* **WHAT IS REQUIRED**
Print exactly, please, the lines from the top of the entries below up to and including the line with "var isTotal = [true, false, false, false, false, false];", and nothing else; pictures are excluded.

= = =

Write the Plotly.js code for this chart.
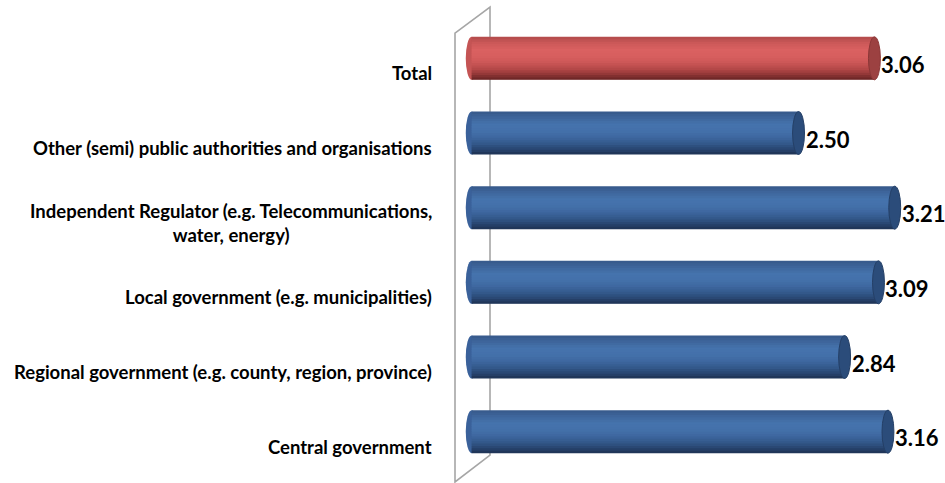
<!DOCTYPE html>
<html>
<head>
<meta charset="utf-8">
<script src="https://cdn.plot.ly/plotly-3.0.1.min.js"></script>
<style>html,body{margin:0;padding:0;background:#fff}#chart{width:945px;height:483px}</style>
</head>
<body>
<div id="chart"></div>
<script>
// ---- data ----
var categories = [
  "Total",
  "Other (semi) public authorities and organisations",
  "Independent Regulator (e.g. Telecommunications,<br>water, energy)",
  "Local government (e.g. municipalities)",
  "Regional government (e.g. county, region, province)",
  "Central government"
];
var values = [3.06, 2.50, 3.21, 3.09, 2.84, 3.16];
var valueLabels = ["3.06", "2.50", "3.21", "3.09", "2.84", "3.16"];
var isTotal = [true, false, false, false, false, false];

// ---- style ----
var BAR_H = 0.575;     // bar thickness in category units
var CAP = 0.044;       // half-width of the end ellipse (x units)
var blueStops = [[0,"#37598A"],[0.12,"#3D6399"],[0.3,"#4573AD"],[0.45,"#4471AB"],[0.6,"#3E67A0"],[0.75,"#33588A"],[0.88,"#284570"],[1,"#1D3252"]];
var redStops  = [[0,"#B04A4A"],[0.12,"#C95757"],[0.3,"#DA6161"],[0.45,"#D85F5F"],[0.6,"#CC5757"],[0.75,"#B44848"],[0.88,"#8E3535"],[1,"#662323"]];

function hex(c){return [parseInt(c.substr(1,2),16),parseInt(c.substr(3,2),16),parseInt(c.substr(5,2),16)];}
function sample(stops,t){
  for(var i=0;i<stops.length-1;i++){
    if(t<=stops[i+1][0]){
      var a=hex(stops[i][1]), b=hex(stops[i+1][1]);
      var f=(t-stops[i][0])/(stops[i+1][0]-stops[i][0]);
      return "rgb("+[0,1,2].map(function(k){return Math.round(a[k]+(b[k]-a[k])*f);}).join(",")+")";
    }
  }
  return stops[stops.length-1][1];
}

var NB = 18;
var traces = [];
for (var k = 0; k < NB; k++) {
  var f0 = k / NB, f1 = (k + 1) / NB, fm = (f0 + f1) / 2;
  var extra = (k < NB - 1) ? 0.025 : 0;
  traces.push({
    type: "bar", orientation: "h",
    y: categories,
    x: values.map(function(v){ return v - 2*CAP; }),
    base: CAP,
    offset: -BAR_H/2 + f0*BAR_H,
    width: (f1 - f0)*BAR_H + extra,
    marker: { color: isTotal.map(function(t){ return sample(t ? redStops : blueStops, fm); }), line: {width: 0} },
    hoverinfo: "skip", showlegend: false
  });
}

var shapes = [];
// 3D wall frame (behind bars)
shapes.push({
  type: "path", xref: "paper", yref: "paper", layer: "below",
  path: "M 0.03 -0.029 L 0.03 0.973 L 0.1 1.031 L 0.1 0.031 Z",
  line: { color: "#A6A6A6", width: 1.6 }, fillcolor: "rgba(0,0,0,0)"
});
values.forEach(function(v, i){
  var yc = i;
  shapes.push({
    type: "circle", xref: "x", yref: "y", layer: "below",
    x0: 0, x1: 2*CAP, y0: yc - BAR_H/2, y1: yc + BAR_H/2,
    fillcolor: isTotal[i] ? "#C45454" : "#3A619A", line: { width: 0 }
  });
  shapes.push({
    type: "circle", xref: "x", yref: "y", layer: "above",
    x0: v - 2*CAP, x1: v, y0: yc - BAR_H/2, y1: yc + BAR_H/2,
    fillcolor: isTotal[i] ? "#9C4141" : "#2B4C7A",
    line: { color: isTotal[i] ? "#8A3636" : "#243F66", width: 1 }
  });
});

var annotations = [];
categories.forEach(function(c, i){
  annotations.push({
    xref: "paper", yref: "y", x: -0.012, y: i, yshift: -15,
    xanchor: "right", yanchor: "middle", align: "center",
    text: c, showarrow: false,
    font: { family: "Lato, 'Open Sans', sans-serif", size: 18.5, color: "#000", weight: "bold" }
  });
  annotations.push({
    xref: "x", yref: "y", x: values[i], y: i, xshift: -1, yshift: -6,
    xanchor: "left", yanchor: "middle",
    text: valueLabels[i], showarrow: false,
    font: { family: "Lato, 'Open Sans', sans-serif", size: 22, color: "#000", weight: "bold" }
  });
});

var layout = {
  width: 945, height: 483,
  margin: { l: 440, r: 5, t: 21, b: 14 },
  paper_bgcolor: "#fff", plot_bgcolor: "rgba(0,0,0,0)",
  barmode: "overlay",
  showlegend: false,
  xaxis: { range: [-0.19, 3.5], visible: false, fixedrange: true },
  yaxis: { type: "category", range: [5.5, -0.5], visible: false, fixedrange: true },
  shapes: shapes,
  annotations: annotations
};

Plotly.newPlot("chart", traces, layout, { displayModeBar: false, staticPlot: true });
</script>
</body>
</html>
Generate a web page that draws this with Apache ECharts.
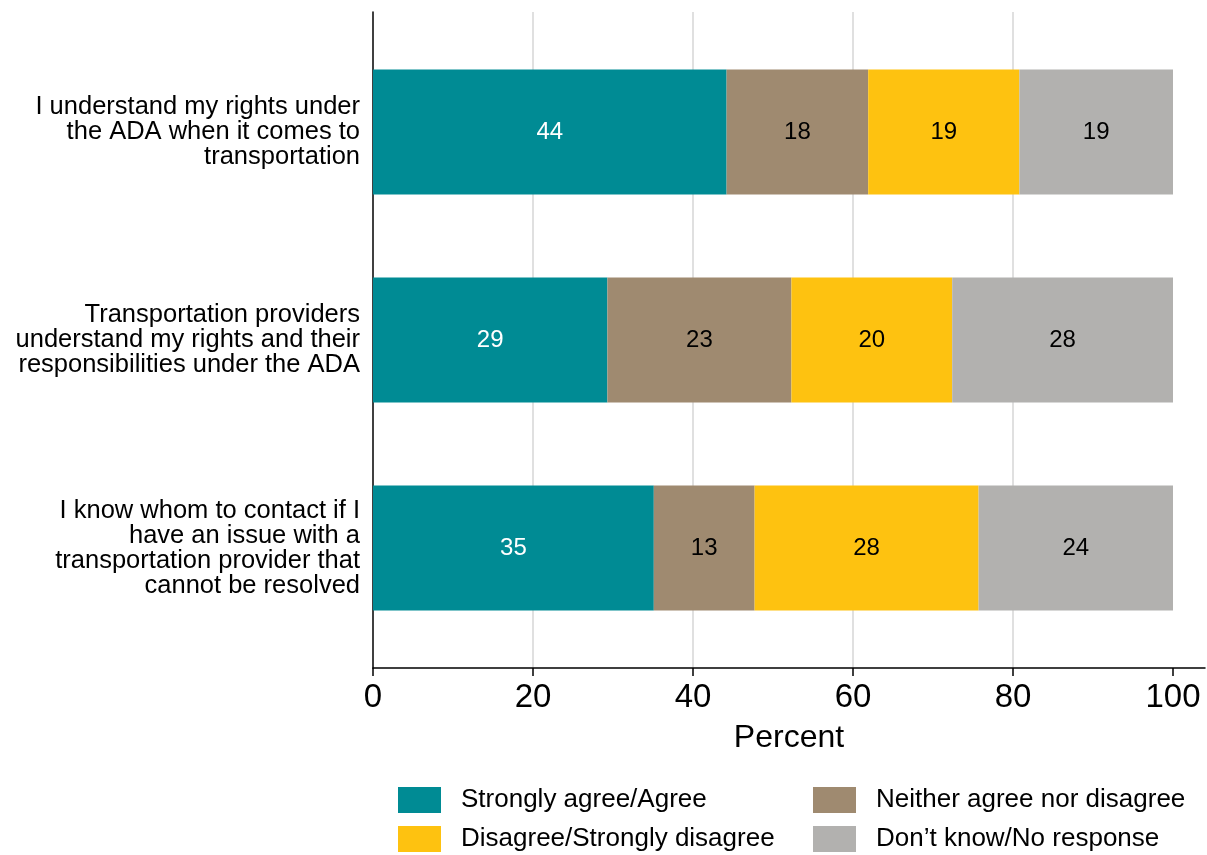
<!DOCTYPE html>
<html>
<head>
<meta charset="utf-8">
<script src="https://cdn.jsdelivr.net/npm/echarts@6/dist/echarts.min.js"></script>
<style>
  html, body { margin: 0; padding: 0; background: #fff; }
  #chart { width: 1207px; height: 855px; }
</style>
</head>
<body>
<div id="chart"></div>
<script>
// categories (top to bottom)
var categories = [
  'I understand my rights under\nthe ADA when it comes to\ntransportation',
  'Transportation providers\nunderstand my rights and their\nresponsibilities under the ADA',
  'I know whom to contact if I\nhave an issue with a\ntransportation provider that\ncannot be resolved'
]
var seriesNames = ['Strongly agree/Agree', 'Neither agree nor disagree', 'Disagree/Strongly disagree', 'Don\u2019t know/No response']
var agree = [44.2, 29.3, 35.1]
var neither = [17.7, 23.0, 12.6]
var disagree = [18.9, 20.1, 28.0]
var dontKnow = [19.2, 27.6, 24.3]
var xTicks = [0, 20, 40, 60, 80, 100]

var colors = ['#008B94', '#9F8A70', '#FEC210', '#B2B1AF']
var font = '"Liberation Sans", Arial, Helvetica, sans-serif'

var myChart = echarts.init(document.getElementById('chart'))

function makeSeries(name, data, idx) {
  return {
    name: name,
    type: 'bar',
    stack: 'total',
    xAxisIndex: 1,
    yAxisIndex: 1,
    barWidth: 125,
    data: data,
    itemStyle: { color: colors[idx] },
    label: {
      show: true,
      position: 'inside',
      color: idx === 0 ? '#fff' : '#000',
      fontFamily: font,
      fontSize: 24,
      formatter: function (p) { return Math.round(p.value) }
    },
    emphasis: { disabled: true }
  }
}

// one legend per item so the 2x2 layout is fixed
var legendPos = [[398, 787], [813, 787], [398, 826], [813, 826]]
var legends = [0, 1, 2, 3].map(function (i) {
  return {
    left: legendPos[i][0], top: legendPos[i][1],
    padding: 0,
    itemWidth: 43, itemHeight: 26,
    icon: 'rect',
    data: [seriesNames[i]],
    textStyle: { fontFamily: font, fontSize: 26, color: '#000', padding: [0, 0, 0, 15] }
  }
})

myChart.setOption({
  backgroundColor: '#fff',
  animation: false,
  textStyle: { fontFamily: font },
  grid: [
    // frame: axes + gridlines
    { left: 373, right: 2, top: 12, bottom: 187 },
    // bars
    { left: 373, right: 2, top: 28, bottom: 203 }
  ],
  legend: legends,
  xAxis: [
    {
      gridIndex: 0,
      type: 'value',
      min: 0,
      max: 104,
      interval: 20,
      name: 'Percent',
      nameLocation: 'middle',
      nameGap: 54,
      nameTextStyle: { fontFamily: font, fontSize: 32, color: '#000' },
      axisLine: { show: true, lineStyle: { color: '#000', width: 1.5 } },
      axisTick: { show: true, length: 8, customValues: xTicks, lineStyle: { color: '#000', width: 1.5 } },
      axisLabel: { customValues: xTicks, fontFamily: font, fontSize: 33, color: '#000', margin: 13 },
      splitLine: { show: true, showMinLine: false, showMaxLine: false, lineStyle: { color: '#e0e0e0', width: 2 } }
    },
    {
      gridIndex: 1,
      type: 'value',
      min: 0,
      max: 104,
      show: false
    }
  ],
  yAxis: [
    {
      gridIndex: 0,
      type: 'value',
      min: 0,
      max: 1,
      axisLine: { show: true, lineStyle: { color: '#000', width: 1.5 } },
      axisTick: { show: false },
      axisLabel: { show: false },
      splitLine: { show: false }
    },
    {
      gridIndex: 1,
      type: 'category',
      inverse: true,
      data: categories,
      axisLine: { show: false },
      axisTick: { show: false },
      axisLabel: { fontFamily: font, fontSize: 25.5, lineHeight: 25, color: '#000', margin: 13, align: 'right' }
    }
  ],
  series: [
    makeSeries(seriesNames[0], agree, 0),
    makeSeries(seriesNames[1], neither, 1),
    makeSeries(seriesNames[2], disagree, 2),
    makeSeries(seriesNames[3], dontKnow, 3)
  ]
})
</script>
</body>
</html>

= = =

* **OUTPUT**
Write the Plotly.js code for this chart.
<!DOCTYPE html>
<html>
<head>
<meta charset="utf-8">
<script src="https://cdn.plot.ly/plotly-3.0.1.min.js"></script>
<style>html,body{margin:0;padding:0;background:#fff}#chart{width:945px;height:483px}</style>
</head>
<body>
<div id="chart"></div>
<script>
// ---- data ----
var categories = [
  "Total",
  "Other (semi) public authorities and organisations",
  "Independent Regulator (e.g. Telecommunications,<br>water, energy)",
  "Local government (e.g. municipalities)",
  "Regional government (e.g. county, region, province)",
  "Central government"
];
var values = [3.06, 2.50, 3.21, 3.09, 2.84, 3.16];
var valueLabels = ["3.06", "2.50", "3.21", "3.09", "2.84", "3.16"];
var isTotal = [true, false, false, false, false, false];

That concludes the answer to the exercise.